DeWitt used to take in curtains and upholstery, but she had to stop doing that when she had her knees replaced and couldn’t get down on the floor anymore.

She’s had some unusual jobs. She once had a customer who had pajamas for her horses, and she altered them several times. She also once altered military uniforms for the gunnery crew on an aircraft carrier, who wanted to play a joke on their commanding officer. The front of the uniform looked like it was supposed to, while the backs of the jackets were blazing red.

Her favorite time of year is prom season.

“The girls are so excited, and it’s fun working with them,” she said.

She has had some customers through every stage of life, altering their prom and pageant gowns, gowns for sorority functions, bridesmaid gowns, wedding gowns and finally maternity clothes. She has changed bridesmaids’ gowns to different-looking prom dresses and once altered a debutante gown to a prom gown in two weeks.

“I have very loyal customers,” she said.

But DeWitt’s husband, David, died of a heart attack last fall, and the 100-mile round-trip drive to downtown Suffolk from her home is taking a toll.
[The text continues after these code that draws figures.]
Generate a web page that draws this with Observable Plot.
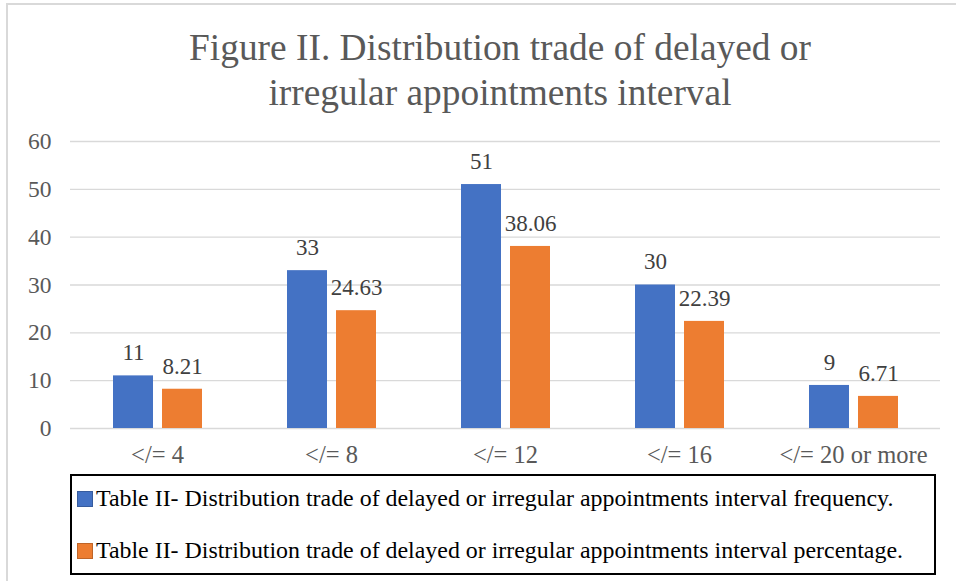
<!DOCTYPE html>
<html>
<head>
<meta charset="utf-8">
<script src="https://cdn.jsdelivr.net/npm/d3@7"></script>
<script src="https://cdn.jsdelivr.net/npm/@observablehq/plot@0.6"></script>
<style>
  html, body { margin: 0; padding: 0; background: #fff; }
  #wrap { position: relative; width: 956px; height: 581px; overflow: hidden; font-family: "Liberation Serif", "Times New Roman", serif; }
  #frame { position: absolute; left: 6px; top: 3px; width: 1000px; height: 700px; border-left: 2px solid #d9d9d9; border-top: 2px solid #d9d9d9; }
  #title { position: absolute; left: 22px; top: 25px; width: 956px; text-align: center; font-size: 37.4px; line-height: 45px; color: #595959; }
  #chart { position: absolute; left: 0; top: 120px; }
  #legend { position: absolute; left: 70px; top: 474px; width: 862px; height: 97px; border: 2px solid #000; box-sizing: content-box; }
  .item { position: absolute; left: 5px; font-size: 23.9px; color: #000; white-space: nowrap; display: flex; align-items: center; }
  .sw { display: inline-block; width: 16px; height: 16px; margin-right: 3px; box-sizing: border-box; }
</style>
</head>
<body>
<div id="wrap">
  <div id="frame"></div>
  <div id="title">Figure II. Distribution trade of delayed or<br>irregular appointments interval</div>
  <div id="chart"></div>
  <div id="legend"></div>
</div>
<script>
const categories = ["</= 4", "</= 8", "</= 12", "</= 16", "</= 20 or more"];
const seriesNames = [
  "Table II- Distribution trade of delayed or irregular appointments interval frequency.",
  "Table II- Distribution trade of delayed or irregular appointments interval percentage."
];
const frequency = [11, 33, 51, 30, 9];
const percentage = [8.21, 24.63, 38.06, 22.39, 6.71];
const colors = ["#4472C4", "#ED7D31"];
const yTicks = [0, 10, 20, 30, 40, 50, 60];

const data = [];
categories.forEach((c, i) => {
  data.push({cat: c, series: seriesNames[0], value: frequency[i], label: String(frequency[i])});
  data.push({cat: c, series: seriesNames[1], value: percentage[i], label: percentage[i].toFixed(2)});
});

const chart = Plot.plot({
  width: 956,
  height: 348,
  marginLeft: 70,
  marginRight: 16,
  marginTop: 21,
  marginBottom: 40,
  style: {fontFamily: "Liberation Serif, Times New Roman, serif", background: "transparent"},
  fx: {domain: categories, padding: 0, label: null},
  x: {domain: seriesNames, paddingInner: 0.184, paddingOuter: 0.867, axis: null},
  y: {domain: [0, 60], label: null},
  color: {domain: seriesNames, range: colors},
  marks: [
    Plot.gridY(yTicks, {stroke: "#d9d9d9", strokeOpacity: 1, strokeWidth: 1.3}),
    Plot.axisY(yTicks, {tickSize: 0, tickPadding: 19, fontSize: 23.5, fill: "#595959", label: null}),
    Plot.axisFx({anchor: "bottom", tickSize: 0, tickPadding: 17, fontSize: 24.5, fill: "#595959", label: null}),
    Plot.barY(data, {fx: "cat", x: "series", y: "value", fill: "series"}),
    Plot.text(data, {fx: "cat", x: "series", y: "value", text: "label", dy: -23, fontSize: 23, fill: "#404040"})
  ]
});
document.getElementById("chart").appendChild(chart);

const legend = document.getElementById("legend");
const tops = [9, 61];
seriesNames.forEach((s, i) => {
  const it = document.createElement("div");
  it.className = "item";
  it.style.top = tops[i] + "px";
  const sw = document.createElement("span");
  sw.className = "sw";
  sw.style.background = colors[i];
  sw.style.border = "1.5px solid " + d3.color(colors[i]).darker(0.6);
  it.appendChild(sw);
  it.appendChild(document.createTextNode(s));
  legend.appendChild(it);
});
</script>
</body>
</html>
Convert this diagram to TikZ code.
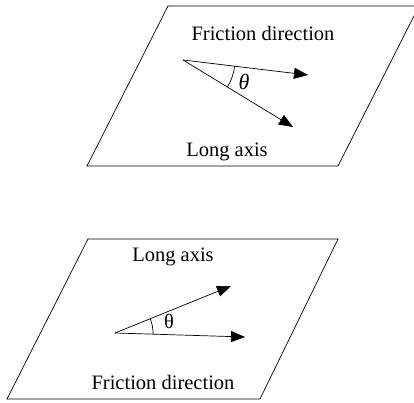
\documentclass[tikz,border=0pt]{standalone}
\usepackage{fontspec}
\setmainfont{Liberation Serif}
\usetikzlibrary{arrows.meta,calc}
\begin{document}
\begin{tikzpicture}[x=1pt,y=1pt,
  plane/.style={draw=black,line width=0.7pt},
  vec/.style={draw=black,line width=0.7pt,-{Triangle[length=14pt,width=11pt]}},
  anglearc/.style={draw=black,line width=0.7pt},
  lbl/.style={font=\fontsize{20.5}{23}\selectfont,inner sep=0pt}]
\useasboundingbox (0,0) rectangle (414,403);
\begin{scope}
\clip (0,0) rectangle (414,403);
% top plane
\draw[plane] (168,397) -- (419,397) -- (338,237) -- (87,237) -- cycle;
\end{scope}
\node[lbl] (fd1) at (263,370) {Friction direction};
\node[lbl] (la1) at (227,251) {Long axis};
\coordinate (s1) at (183,343);
\coordinate (f1) at (308,328);
\coordinate (l1) at (293,276);
\draw[vec] (s1) -- (f1);
\draw[vec] (s1) -- (l1);
\draw[anglearc] ($(s1)+(-6.84:52pt)$) arc[start angle=-6.84,end angle=-31.35,radius=52pt];
\node[lbl,font=\fontsize{22}{24}\selectfont] (t1) at (244,321) {\textit{θ}};
% bottom plane
\draw[plane] (88,164) -- (338,164) -- (260,4) -- (7,4) -- cycle;
\node[lbl] (la2) at (173,146) {Long axis};
\node[lbl] (fd2) at (163,21) {Friction direction};
\coordinate (s2) at (115,70);
\coordinate (l2) at (231,117);
\coordinate (f2) at (245,66);
\draw[vec] (s2) -- (l2);
\draw[vec] (s2) -- (f2);
\draw[anglearc] ($(s2)+(22.05:38pt)$) arc[start angle=22.05,end angle=-1.76,radius=38pt];
\node[lbl] (t2) at (169,82) {θ};
\end{tikzpicture}
\end{document}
“My kids and I, too, worry as far out as I am, something might happen,” she said.

She plans to stop taking new work by Memorial Day, and June 28 will be the last day for customers to pick up their clothing. Throughout July she’ll be cleaning out the shop.

“It’s been fun,” she said. “I’m sad to stop. I’m not sad to not have to drive it.”

DeWitt said she looks forward to spending more time with her family and might think about doing alterations in someone else’s shop in Maryland.